TASK GOAL:
Can you transcribe the data exactly? Leave the pictures out.

GIVEN MATERIAL:

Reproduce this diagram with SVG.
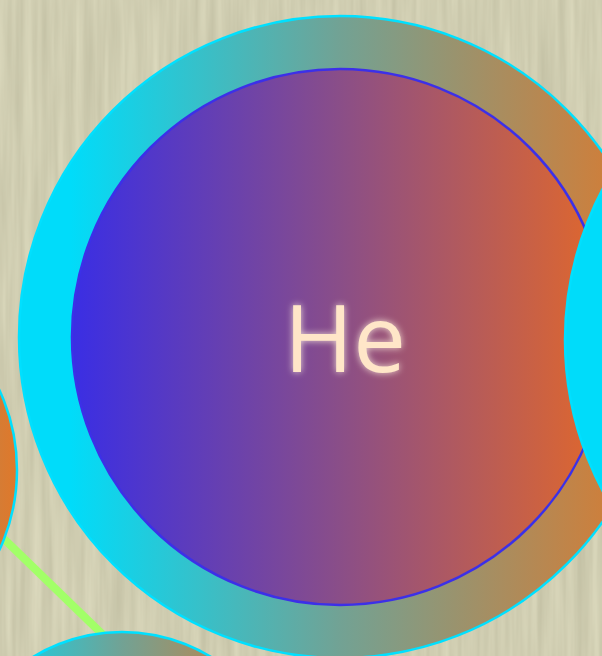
<svg xmlns="http://www.w3.org/2000/svg" width="602" height="656" viewBox="0 0 602 656">
  <defs>
    <filter id="paper" x="0" y="0" width="100%" height="100%" color-interpolation-filters="sRGB">
      <feTurbulence type="fractalNoise" baseFrequency="0.12 0.006" numOctaves="3" seed="4" result="n"/>
      <feColorMatrix in="n" type="matrix" values="0.12 0 0 0 0.755  0.12 0 0 0 0.745  0.12 0 0 0 0.635  0 0 0 0 1"/>
    </filter>
    <linearGradient id="ring" x1="0" y1="0" x2="1" y2="0">
      <stop offset="0" stop-color="#00dcfa"/>
      <stop offset="0.08" stop-color="#00dcfa"/>
      <stop offset="0.5" stop-color="#72a294"/>
      <stop offset="1" stop-color="#e0782a"/>
    </linearGradient>
    <linearGradient id="core" x1="0" y1="0" x2="1" y2="0">
      <stop offset="0" stop-color="#3a2ee4"/>
      <stop offset="0.5" stop-color="#8a4e88"/>
      <stop offset="1" stop-color="#e2682a"/>
    </linearGradient>
    <filter id="glow" x="-30%" y="-30%" width="160%" height="160%" color-interpolation-filters="sRGB">
      <feGaussianBlur in="SourceAlpha" stdDeviation="3.5" result="b"/>
      <feFlood flood-color="#fff4e0" flood-opacity="0.85"/>
      <feComposite in2="b" operator="in" result="g"/>
      <feMerge><feMergeNode in="g"/><feMergeNode in="SourceGraphic"/></feMerge>
    </filter>
  </defs>
  <style>
    .ring { fill: url(#ring); stroke: #00e0ff; stroke-width: 2.5; }
    .core { fill: url(#core); stroke: #3c30e8; stroke-width: 2.5; }
    .edge { stroke: #a2ff68; stroke-width: 8; fill: none; }
    .label { font-family: "Open Sans", "Noto Sans", sans-serif; font-size: 94px; fill: #ffe6c8; text-anchor: middle; }
  </style>
  <rect width="602" height="656" fill="#cfcdb1"/>
  <rect width="602" height="656" filter="url(#paper)"/>
  <g id="connectors">
    <line class="edge" x1="-60" y1="477" x2="160" y2="690"/>
  </g>
  <g id="node-left">
    <circle class="ring" cx="-173" cy="470" r="190"/>
  </g>
  <g id="node-bottom">
    <circle class="ring" cx="122" cy="803" r="171"/>
  </g>
  <g id="node-he">
    <circle class="ring" cx="340" cy="337" r="321"/>
    <circle class="core" cx="340" cy="337" r="268"/>
    <text class="label" x="345" y="372" filter="url(#glow)">He</text>
  </g>
  <g id="node-right">
    <circle class="ring" cx="886" cy="340" r="321"/>
    <circle class="core" cx="886" cy="340" r="268"/>
  </g>
</svg>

PROBLEM SOLUTION:
Reproduce this diagram with SVG.
<svg xmlns="http://www.w3.org/2000/svg" width="602" height="656" viewBox="0 0 602 656">
  <defs>
    <filter id="paper" x="0" y="0" width="100%" height="100%" color-interpolation-filters="sRGB">
      <feTurbulence type="fractalNoise" baseFrequency="0.12 0.006" numOctaves="3" seed="4" result="n"/>
      <feColorMatrix in="n" type="matrix" values="0.12 0 0 0 0.755  0.12 0 0 0 0.745  0.12 0 0 0 0.635  0 0 0 0 1"/>
    </filter>
    <linearGradient id="ring" x1="0" y1="0" x2="1" y2="0">
      <stop offset="0" stop-color="#00dcfa"/>
      <stop offset="0.08" stop-color="#00dcfa"/>
      <stop offset="0.5" stop-color="#72a294"/>
      <stop offset="1" stop-color="#e0782a"/>
    </linearGradient>
    <linearGradient id="core" x1="0" y1="0" x2="1" y2="0">
      <stop offset="0" stop-color="#3a2ee4"/>
      <stop offset="0.5" stop-color="#8a4e88"/>
      <stop offset="1" stop-color="#e2682a"/>
    </linearGradient>
    <filter id="glow" x="-30%" y="-30%" width="160%" height="160%" color-interpolation-filters="sRGB">
      <feGaussianBlur in="SourceAlpha" stdDeviation="3.5" result="b"/>
      <feFlood flood-color="#fff4e0" flood-opacity="0.85"/>
      <feComposite in2="b" operator="in" result="g"/>
      <feMerge><feMergeNode in="g"/><feMergeNode in="SourceGraphic"/></feMerge>
    </filter>
  </defs>
  <style>
    .ring { fill: url(#ring); stroke: #00e0ff; stroke-width: 2.5; }
    .core { fill: url(#core); stroke: #3c30e8; stroke-width: 2.5; }
    .edge { stroke: #a2ff68; stroke-width: 8; fill: none; }
    .label { font-family: "Open Sans", "Noto Sans", sans-serif; font-size: 94px; fill: #ffe6c8; text-anchor: middle; }
  </style>
  <rect width="602" height="656" fill="#cfcdb1"/>
  <rect width="602" height="656" filter="url(#paper)"/>
  <g id="connectors">
    <line class="edge" x1="-60" y1="477" x2="160" y2="690"/>
  </g>
  <g id="node-left">
    <circle class="ring" cx="-173" cy="470" r="190"/>
  </g>
  <g id="node-bottom">
    <circle class="ring" cx="122" cy="803" r="171"/>
  </g>
  <g id="node-he">
    <circle class="ring" cx="340" cy="337" r="321"/>
    <circle class="core" cx="340" cy="337" r="268"/>
    <text class="label" x="345" y="372" filter="url(#glow)">He</text>
  </g>
  <g id="node-right">
    <circle class="ring" cx="886" cy="340" r="321"/>
    <circle class="core" cx="886" cy="340" r="268"/>
  </g>
</svg>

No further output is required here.